# 2nd Place Mazers Cup International!



## seth8530 (Mar 24, 2014)

Iz so excites! I won second place in the dry melomel category for my dry cranberry mead! Score cards should be here in about a week! I will post them here and to the base thread to be sure.

Needless to say, this is my second competition I have entered and the first time I have ever won so I feel pretty validated and excited!

http://www.winemakingtalk.com/forum/f51/dry-meadowfoam-carrotblossom-traditional-34613/


----------



## sour_grapes (Mar 24, 2014)

Hey, Seth, that is fantastic. WAYTOGO!


----------



## wildvines (Mar 24, 2014)

Congrats! Great job


Sent from my iPhone using Wine Making


----------



## BernardSmith (Mar 24, 2014)

Congratulations, Seth! Lovely news all the more so because you have kept us in the loop to observe how that mead progressed


----------



## Boatboy24 (Mar 24, 2014)

Congrats! Way to go.


----------



## seth8530 (Mar 24, 2014)

Thanks everyone, I appreciate it. I am currently still waiting on my score card, but I will make it public so that everyone can have a chance to see it.




BernardSmith said:


> Congratulations, Seth! Lovely news all the more so because you have kept us in the loop to observe how that mead progressed



I appreciate it. I am glad that someone seems to like that I keep a running thread on my projects. I hope that by doing that we will all get to see what does and does not work. I will also post the scorecard to the thread so that those who are intersted can analyze the project and try and see what things were done well and what could have been possibly done better.


----------



## Arne (Mar 24, 2014)

Great job, Seth. Just wonderin iffn ya didn't jinx yourself for the next competition by loosing the burger king crown tho.  Glad you did well. Arne.


----------



## Runningwolf (Mar 24, 2014)

Seth way to go! Congratulations!!!!


----------



## Pumpkinman (Mar 24, 2014)

Awesome Seth!
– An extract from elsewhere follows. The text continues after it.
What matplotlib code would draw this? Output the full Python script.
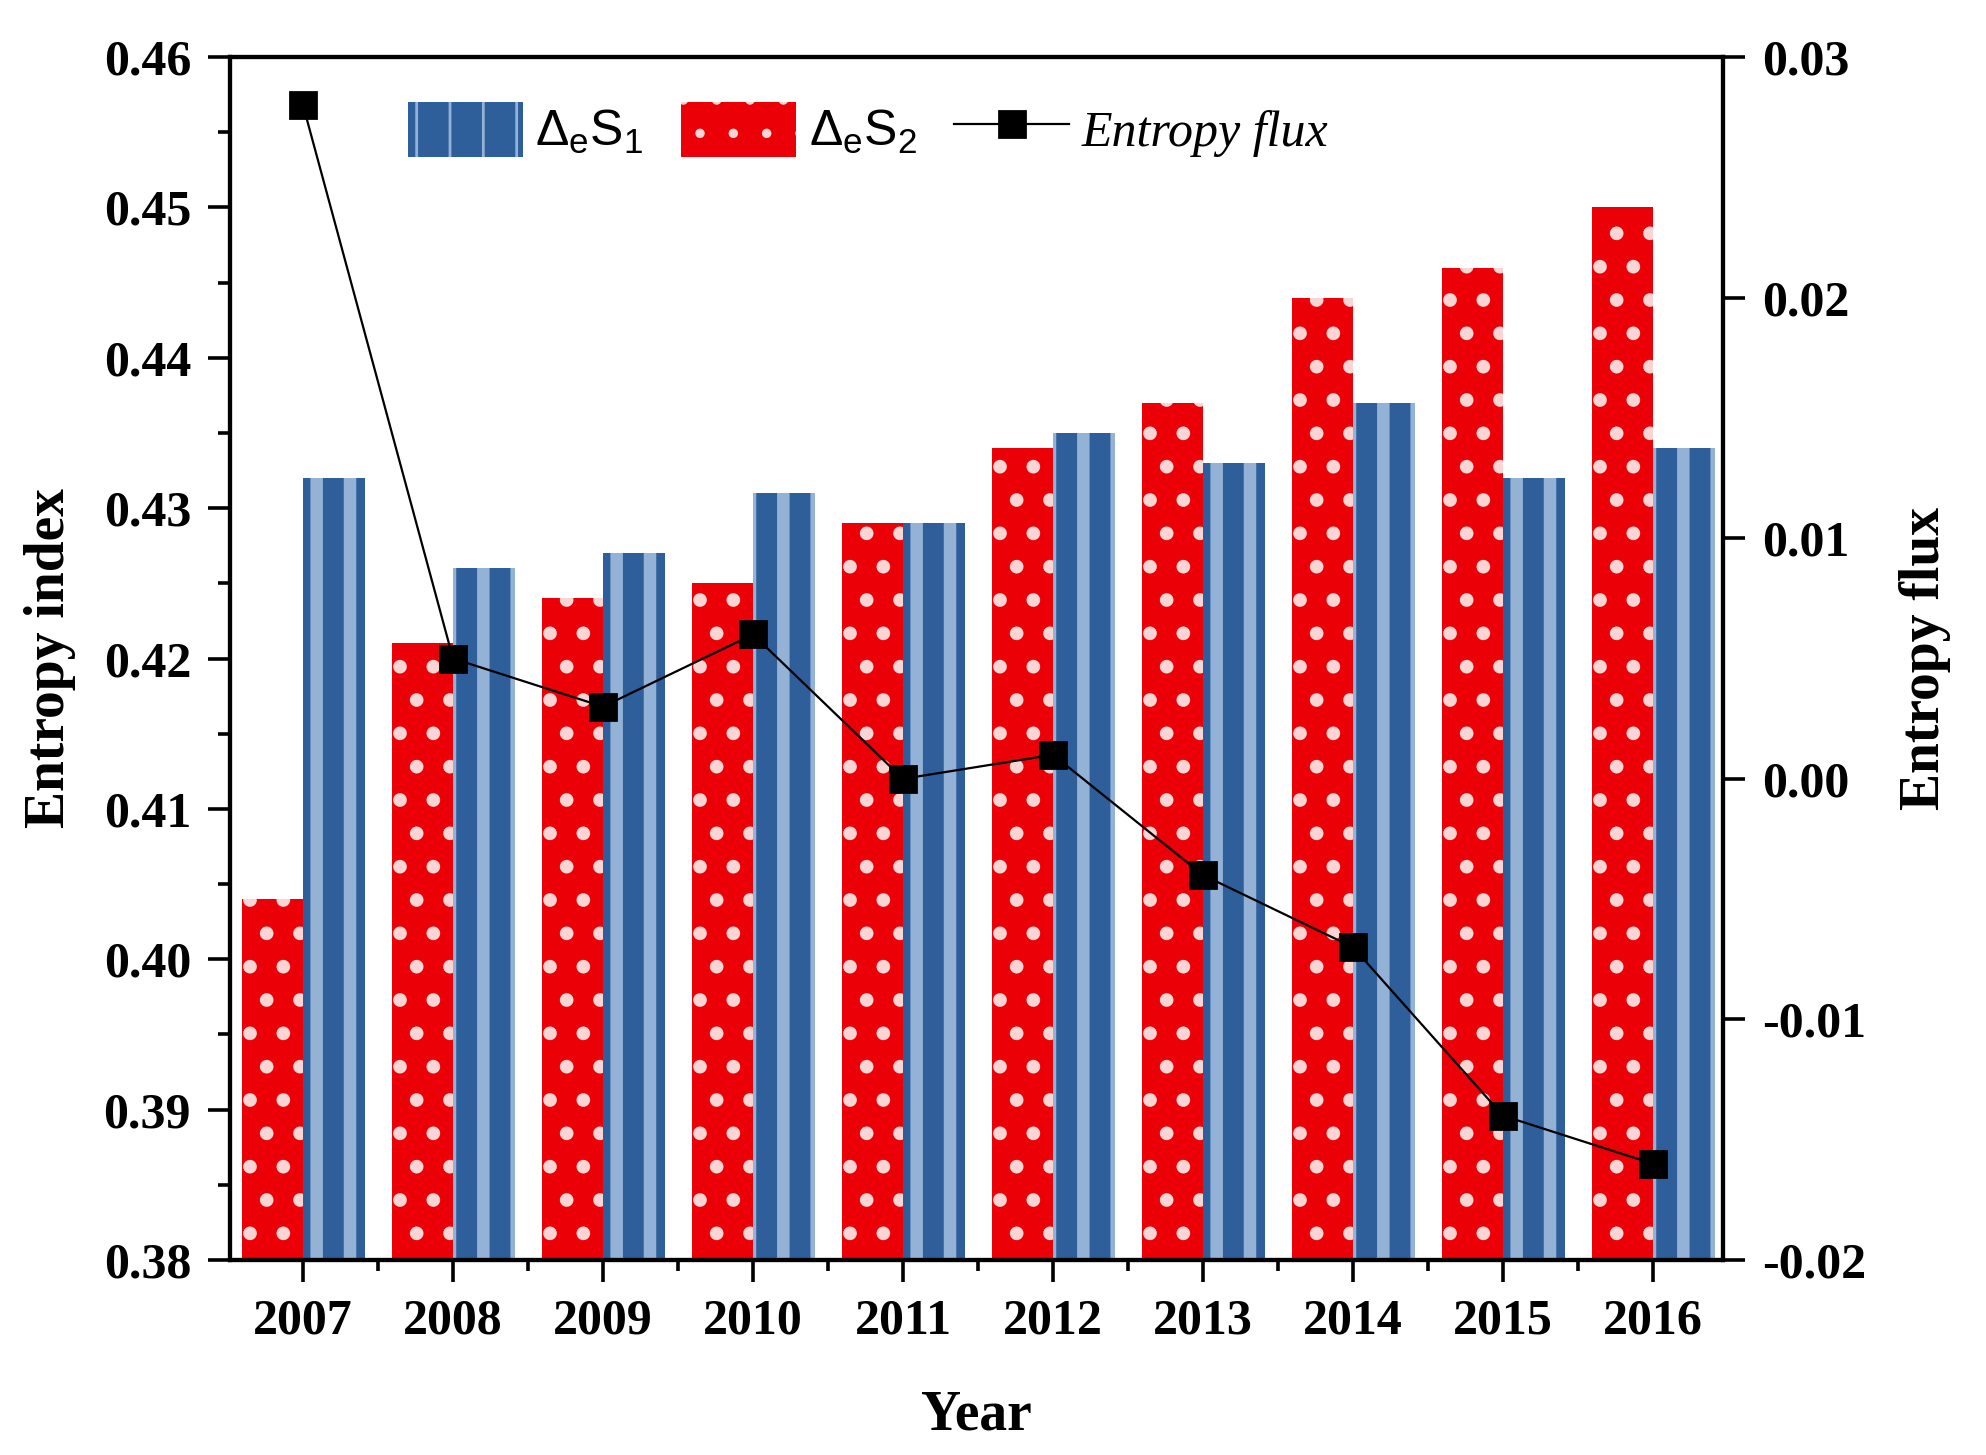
import numpy as np
import matplotlib
matplotlib.use("Agg")
import matplotlib.pyplot as plt
from matplotlib.lines import Line2D
from matplotlib.patches import Patch

# data
years = ["2007", "2008", "2009", "2010", "2011", "2012", "2013", "2014", "2015", "2016"]
des1 = [0.432, 0.426, 0.427, 0.431, 0.429, 0.435, 0.433, 0.437, 0.432, 0.434]
des2 = [0.404, 0.421, 0.424, 0.425, 0.429, 0.434, 0.437, 0.444, 0.446, 0.450]
flux = [0.028, 0.005, 0.003, 0.006, 0.000, 0.001, -0.004, -0.007, -0.014, -0.016]

plt.rcParams['font.family'] = ['Liberation Serif', 'DejaVu Serif']
plt.rcParams['font.weight'] = 'bold'
plt.rcParams['mathtext.fontset'] = 'custom'
plt.rcParams['mathtext.rm'] = 'Liberation Sans:weight=normal'
plt.rcParams['mathtext.it'] = 'Liberation Sans:italic:weight=normal'

blue = '#2e5f9b'
blue_hatch = '#93b2d6'
red = '#ec0008'
dot = '#fbd4d4'

fig = plt.figure(figsize=(9.93, 7.275), dpi=200)
ax = fig.add_axes([0.1158, 0.134, 0.8676 - 0.1158, 0.9608 - 0.134])

x = np.arange(len(years))
w = 0.41
# dotted red bars and striped blue bars (hatch width set at creation)
with plt.rc_context({'hatch.linewidth': 2.5}):
    ax.bar(x - w / 2, des2, width=w, color=red, edgecolor=dot, linewidth=0,
           hatch='.', zorder=2)
    p_red = Patch(facecolor=red, edgecolor=dot, linewidth=0, hatch='.')
with plt.rc_context({'hatch.linewidth': 4.5}):
    ax.bar(x + w / 2, des1, width=w, color=blue, edgecolor=blue_hatch, linewidth=0,
           hatch='|', zorder=2)
    p_blue = Patch(facecolor=blue, edgecolor=blue_hatch, linewidth=0, hatch='|')

ax.set_xlim(-0.487, len(years) - 1 + 0.467)
ax.set_ylim(0.38, 0.46)
ax.set_yticks(np.arange(0.38, 0.4601, 0.01))
ax.set_yticklabels(["%.2f" % v for v in np.arange(0.38, 0.4601, 0.01)])
ax.set_yticks(np.arange(0.385, 0.46, 0.01), minor=True)
ax.set_xticks(x)
ax.set_xticklabels(years)
ax.set_xticks(x[:-1] + 0.5, minor=True)

ax.tick_params(axis='both', which='major', direction='out', length=8,
               width=1.3, labelsize=18, pad=6)
ax.tick_params(axis='y', which='minor', direction='out', length=4.5, width=1.3)
ax.tick_params(axis='x', which='minor', direction='out', length=4, width=1.3)
for s in ax.spines.values():
    s.set_linewidth(1.5)

ax.set_ylabel("Entropy index", fontsize=20, fontweight='bold', labelpad=10)
ax.set_xlabel("Year", fontsize=20, fontweight='bold', labelpad=16)

ax2 = ax.twinx()
ax2.plot(x, flux, color='black', linewidth=0.8, marker='s', markersize=9.5,
         zorder=3)
ax2.set_ylim(-0.02, 0.03)
ax2.set_yticks(np.arange(-0.02, 0.0301, 0.01))
ax2.set_yticklabels(["%.2f" % v if abs(v) > 1e-9 else "0.00"
                     for v in np.arange(-0.02, 0.0301, 0.01)])
ax2.tick_params(axis='y', which='major', direction='out', length=8,
                width=1.3, labelsize=18, pad=6)
ax2.set_ylabel("Entropy flux", fontsize=20, fontweight='bold', labelpad=12)
for s in ax2.spines.values():
    s.set_linewidth(1.5)

handles = [p_blue, p_red,
           Line2D([], [], color='black', linewidth=0.8, marker='s', markersize=9.5)]
labels = [r'$\Delta_{\mathrm{e}}\mathrm{S}_{\mathit{1}}$',
          r'$\Delta_{\mathrm{e}}\mathrm{S}_{2}$',
          'Entropy flux']
leg = ax2.legend(handles, labels, loc='upper left', bbox_to_anchor=(0.089, 1.0),
                 ncol=3, frameon=False, prop={'size': 18, 'weight': 'normal'},
                 handlelength=2.3, handleheight=1.3, handletextpad=0.25,
                 columnspacing=0.75)
t = leg.get_texts()[2]
t.set_fontfamily('Liberation Serif')
t.set_fontstyle('italic')

fig.savefig("out.png", dpi=200)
Very well deserved!


----------



## seth8530 (Mar 24, 2014)

Thanks all,

I really really should put the crown back.... Or perhaps a helm


----------



## peaches9324 (Mar 24, 2014)

Congrats Seth! Get the crown out you deserve it


----------



## LoneStarLori (Mar 25, 2014)

Congrats Seth! I just read the thread and you certainly gave a lot of thought and love to this mead. I haven't made one yet and you may have just inspired me to try.


----------



## WVMountaineerJack (Mar 25, 2014)

Excellent Seth, you came a long way very fast, good job. I sent in a whole hive mead, they were afraid to taste it because it had some bee parts in it! WVMJ


----------



## the_rayway (Mar 25, 2014)

Waaa Hoo! Good job Seth!


----------



## seth8530 (Mar 25, 2014)

peaches9324 said:


> Congrats Seth! Get the crown out you deserve it



Ha, I think I will wear the crown come graduation in about a month.



LoneStarLori said:


> Congrats Seth! I just read the thread and you certainly gave a lot of thought and love to this mead. I haven't made one yet and you may have just inspired me to try.
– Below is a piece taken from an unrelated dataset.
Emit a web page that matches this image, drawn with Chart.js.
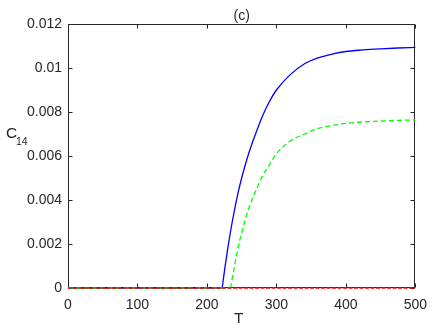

Glad you enjoyed it, just be ready to wait once you start one... alot.



WVMountaineerJack said:


> Excellent Seth, you came a long way very fast, good job. I sent in a whole hive mead, they were afraid to taste it because it had some bee parts in it! WVMJ




Thanks I apreciate it.

BTW that sucks, sounds like the bees decided to seek revenge for being turned into liquid refreshment ha!


the_rayway said:


> Waaa Hoo! Good job Seth!



Thanks  <====== (That is me right now)


----------



## jswordy (Apr 3, 2014)

I am late to the party, but *CONGRATULATIONS SETH!* You have what it takes!


----------



## seth8530 (Apr 3, 2014)

Ha thanks, BTW Score cards should be coming up soon.. I'll upload it when i get some freetime.. Maybe this weekend.


----------



## seth8530 (Apr 6, 2014)

And here they are, I do say that I was rather surprised I did as well as I did.


----------



## peaches9324 (Apr 6, 2014)

In their words: OUTSTANDING! You should be proud of yourself!


----------



## the_rayway (Apr 6, 2014)

Great job Seth! Those are some fabulous score cards!!!
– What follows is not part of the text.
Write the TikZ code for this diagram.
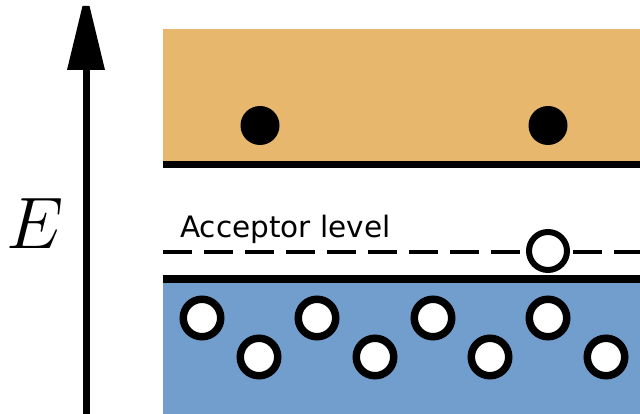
\RequirePackage{fix-cm}
\documentclass[tikz,border=0pt]{standalone}
\usepackage{fontspec}
\newfontfamily\dejavu{DejaVu Sans}
\definecolor{condband}{RGB}{232,183,110}
\definecolor{valband}{RGB}{114,158,206}
\tikzset{
  electron/.style={circle, fill=black, inner sep=0pt, minimum size=39pt},
  hole/.style={circle, draw=black, line width=7.5pt, fill=white, inner sep=0pt, minimum size=37.5pt},
  acchole/.style={circle, draw=black, line width=6pt, fill=white, inner sep=0pt, minimum size=38pt},
  bandedge/.style={line width=7.5pt},
  acclevel/.style={line width=4pt, dash pattern=on 28.5pt off 12.5pt},
}
\begin{document}
\begin{tikzpicture}[x=1pt,y=-1pt]
\useasboundingbox (0,0) rectangle (640,414);
% bands
\fill[condband] (163,29) rectangle (640,162);
\fill[valband] (163,280) rectangle (640,414);
\coordinate (cbL) at (163,164.5);
\coordinate (cbR) at (640,164.5);
\coordinate (vbL) at (163,279);
\coordinate (vbR) at (640,279);
\draw[bandedge] (cbL) -- (cbR);
\draw[bandedge] (vbL) -- (vbR);
% acceptor level
\coordinate (acL) at (163,252);
\coordinate (acR) at (640,252);
\draw[acclevel] (acL) -- (acR);
\node[font=\dejavu\fontsize{29.5}{34}\selectfont, anchor=base west, inner sep=0pt] (acctext) at (180,237) {Acceptor level};
% energy axis
\coordinate (axB) at (86,414);
\coordinate (axT) at (86,66);
\draw[line width=7pt] (axB) -- (axT);
\fill[black] (82.5,6) -- (89.5,6) -- (105,70) -- (67,70) -- cycle;
\node[font=\fontsize{73}{80}\selectfont, anchor=base west, inner sep=0pt] (E) at (6,248) {$E$};
% electrons
\node[electron] (e1) at (260,125.5) {};
\node[electron] (e2) at (548,125.5) {};
% acceptor hole
\node[acchole] (ah) at (548,251) {};
% valence holes
\node[hole] (h1) at (202,318) {};
\node[hole] (h2) at (317,318) {};
\node[hole] (h3) at (433,318) {};
\node[hole] (h4) at (548,318) {};
\node[hole] (h5) at (259,357) {};
\node[hole] (h6) at (375,357) {};
\node[hole] (h7) at (490,357) {};
\node[hole] (h8) at (606,357) {};
\end{tikzpicture}
\end{document}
Well done again, what an accomplishment!!


----------



## ckvchestnut (Apr 6, 2014)

Wow wow wee wow! Totally most awesome!


----------



## Boatboy24 (Apr 7, 2014)

Fantastic scores! Congrats again!


----------



## seth8530 (Apr 7, 2014)

Thanks all!


You have no idea ( I am sure you do actually) how nice it is to have some real conformation that my wine is infact actually good after all.


----------